• _Aim of the task_: Give the number of lines below that contain "seaborn", with no other output.

• _Information supplied_:
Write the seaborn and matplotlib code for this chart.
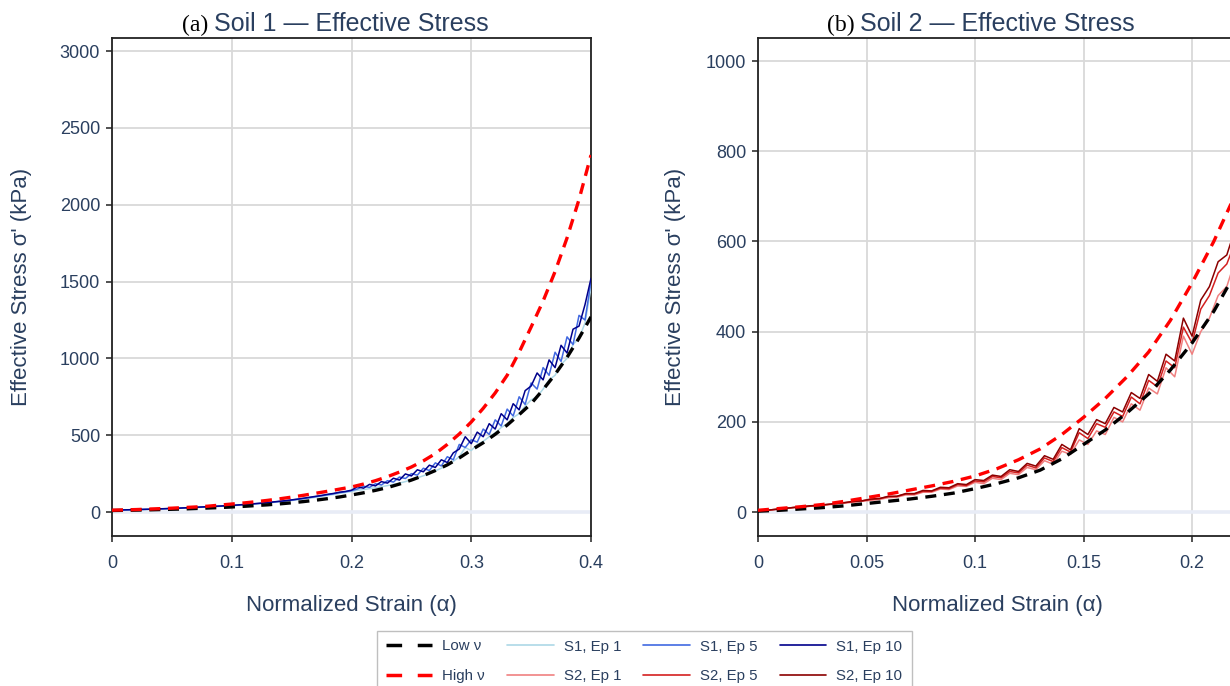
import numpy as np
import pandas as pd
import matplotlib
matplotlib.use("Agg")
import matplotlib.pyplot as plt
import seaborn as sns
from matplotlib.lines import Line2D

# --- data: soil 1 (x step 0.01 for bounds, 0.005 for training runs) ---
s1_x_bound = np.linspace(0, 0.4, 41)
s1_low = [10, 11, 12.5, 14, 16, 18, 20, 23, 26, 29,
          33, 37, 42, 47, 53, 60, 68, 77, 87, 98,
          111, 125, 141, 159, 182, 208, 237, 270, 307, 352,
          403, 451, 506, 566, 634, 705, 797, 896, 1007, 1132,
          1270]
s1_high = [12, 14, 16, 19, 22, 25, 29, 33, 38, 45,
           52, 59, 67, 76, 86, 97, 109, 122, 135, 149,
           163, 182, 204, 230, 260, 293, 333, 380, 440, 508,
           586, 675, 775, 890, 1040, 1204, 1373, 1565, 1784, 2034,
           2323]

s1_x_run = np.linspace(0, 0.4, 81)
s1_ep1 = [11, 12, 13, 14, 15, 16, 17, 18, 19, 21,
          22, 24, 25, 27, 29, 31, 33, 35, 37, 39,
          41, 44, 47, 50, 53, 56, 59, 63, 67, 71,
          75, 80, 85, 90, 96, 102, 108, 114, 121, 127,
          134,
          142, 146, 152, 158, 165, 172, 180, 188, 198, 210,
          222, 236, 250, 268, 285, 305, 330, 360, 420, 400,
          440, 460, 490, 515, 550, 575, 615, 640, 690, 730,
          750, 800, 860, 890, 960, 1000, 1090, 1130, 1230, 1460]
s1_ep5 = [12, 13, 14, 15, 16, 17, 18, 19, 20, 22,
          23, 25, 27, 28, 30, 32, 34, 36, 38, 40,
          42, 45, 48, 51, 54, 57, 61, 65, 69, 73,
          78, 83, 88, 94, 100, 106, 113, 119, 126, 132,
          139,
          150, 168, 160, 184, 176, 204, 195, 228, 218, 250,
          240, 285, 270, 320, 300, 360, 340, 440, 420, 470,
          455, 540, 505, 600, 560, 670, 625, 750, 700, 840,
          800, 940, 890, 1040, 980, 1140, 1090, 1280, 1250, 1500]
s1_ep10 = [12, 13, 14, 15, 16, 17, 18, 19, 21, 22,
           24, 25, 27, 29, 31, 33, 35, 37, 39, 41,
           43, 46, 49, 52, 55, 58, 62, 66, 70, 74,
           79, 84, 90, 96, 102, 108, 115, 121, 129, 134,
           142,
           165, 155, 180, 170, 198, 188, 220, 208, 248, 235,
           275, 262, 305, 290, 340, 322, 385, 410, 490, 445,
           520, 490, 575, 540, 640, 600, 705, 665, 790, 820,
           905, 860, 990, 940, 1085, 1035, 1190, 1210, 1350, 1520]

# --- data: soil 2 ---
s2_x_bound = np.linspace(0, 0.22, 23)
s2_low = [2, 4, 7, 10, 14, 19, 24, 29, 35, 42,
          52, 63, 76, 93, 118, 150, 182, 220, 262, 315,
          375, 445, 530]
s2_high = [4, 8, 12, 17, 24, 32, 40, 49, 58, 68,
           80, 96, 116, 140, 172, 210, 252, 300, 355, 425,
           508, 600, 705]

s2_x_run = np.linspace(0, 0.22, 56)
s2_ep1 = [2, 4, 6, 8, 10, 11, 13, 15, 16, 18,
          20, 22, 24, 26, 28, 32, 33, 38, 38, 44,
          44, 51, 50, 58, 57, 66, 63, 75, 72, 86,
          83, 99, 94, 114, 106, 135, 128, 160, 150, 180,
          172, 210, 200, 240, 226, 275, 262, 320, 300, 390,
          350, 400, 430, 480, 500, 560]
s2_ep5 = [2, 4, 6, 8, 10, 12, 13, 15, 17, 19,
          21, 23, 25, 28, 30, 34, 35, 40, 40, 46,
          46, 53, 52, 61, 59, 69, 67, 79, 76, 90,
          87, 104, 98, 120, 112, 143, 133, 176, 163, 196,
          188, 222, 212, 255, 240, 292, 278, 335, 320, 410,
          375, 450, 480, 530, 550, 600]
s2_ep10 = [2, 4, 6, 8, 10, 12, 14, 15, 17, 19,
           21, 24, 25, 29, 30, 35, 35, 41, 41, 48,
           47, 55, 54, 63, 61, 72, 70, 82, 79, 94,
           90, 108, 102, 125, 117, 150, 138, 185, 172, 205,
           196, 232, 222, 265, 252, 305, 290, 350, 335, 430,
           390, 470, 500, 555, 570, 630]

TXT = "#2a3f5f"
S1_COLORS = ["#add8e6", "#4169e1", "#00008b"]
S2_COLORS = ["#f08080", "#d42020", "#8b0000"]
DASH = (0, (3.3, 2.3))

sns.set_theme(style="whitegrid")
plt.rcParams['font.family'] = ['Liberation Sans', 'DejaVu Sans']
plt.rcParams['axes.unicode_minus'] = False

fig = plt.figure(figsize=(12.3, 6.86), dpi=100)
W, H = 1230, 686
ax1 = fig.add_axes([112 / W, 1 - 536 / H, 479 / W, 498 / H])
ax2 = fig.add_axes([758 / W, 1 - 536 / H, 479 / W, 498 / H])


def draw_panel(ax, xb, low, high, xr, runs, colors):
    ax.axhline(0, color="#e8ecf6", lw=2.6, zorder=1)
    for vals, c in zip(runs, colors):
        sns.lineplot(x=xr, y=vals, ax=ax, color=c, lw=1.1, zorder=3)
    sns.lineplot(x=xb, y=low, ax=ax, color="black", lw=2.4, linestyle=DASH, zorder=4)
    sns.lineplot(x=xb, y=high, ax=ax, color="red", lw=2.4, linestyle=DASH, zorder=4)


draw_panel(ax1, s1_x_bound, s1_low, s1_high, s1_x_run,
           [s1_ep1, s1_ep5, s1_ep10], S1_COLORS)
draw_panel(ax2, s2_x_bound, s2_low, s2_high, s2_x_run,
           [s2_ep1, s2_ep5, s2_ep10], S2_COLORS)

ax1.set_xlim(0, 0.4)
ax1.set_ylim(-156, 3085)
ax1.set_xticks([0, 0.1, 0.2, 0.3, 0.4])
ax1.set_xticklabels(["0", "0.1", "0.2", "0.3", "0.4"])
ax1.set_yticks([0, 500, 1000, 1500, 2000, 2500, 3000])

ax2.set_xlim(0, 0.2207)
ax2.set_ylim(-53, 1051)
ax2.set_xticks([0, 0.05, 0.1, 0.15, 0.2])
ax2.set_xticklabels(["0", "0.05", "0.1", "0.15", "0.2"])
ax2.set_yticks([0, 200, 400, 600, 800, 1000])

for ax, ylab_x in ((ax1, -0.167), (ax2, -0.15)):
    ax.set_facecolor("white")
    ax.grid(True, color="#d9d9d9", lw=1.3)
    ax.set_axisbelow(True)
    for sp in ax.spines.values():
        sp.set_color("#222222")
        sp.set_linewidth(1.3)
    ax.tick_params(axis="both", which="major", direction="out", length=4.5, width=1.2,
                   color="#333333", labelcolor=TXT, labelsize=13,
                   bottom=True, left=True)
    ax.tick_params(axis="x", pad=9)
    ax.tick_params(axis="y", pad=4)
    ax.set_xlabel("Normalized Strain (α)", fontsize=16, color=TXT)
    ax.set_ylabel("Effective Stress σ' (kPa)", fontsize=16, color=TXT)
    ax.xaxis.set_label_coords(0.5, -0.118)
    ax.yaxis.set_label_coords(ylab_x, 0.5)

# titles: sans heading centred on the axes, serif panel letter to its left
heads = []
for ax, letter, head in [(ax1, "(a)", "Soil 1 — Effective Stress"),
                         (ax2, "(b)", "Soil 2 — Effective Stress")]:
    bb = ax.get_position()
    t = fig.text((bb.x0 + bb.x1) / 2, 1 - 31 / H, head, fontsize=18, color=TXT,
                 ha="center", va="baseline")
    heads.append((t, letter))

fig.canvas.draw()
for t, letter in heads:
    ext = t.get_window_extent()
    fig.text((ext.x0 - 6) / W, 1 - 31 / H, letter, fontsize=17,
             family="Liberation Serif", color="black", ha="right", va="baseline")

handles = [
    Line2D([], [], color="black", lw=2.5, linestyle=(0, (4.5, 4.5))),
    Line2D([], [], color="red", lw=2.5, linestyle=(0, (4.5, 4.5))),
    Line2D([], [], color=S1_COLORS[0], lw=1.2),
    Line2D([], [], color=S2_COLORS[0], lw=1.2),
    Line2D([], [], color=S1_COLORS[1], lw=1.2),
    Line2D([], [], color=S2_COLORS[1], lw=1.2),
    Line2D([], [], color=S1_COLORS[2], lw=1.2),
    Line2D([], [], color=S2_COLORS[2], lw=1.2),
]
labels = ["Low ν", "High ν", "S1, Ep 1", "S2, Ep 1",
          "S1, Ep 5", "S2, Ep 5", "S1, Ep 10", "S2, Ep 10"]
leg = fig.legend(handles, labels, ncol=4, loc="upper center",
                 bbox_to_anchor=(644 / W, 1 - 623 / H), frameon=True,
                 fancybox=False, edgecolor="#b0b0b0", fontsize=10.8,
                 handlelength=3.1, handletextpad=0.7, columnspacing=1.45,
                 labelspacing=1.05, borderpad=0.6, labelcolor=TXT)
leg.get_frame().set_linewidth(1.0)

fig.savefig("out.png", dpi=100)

• _Result for this exercise_: 2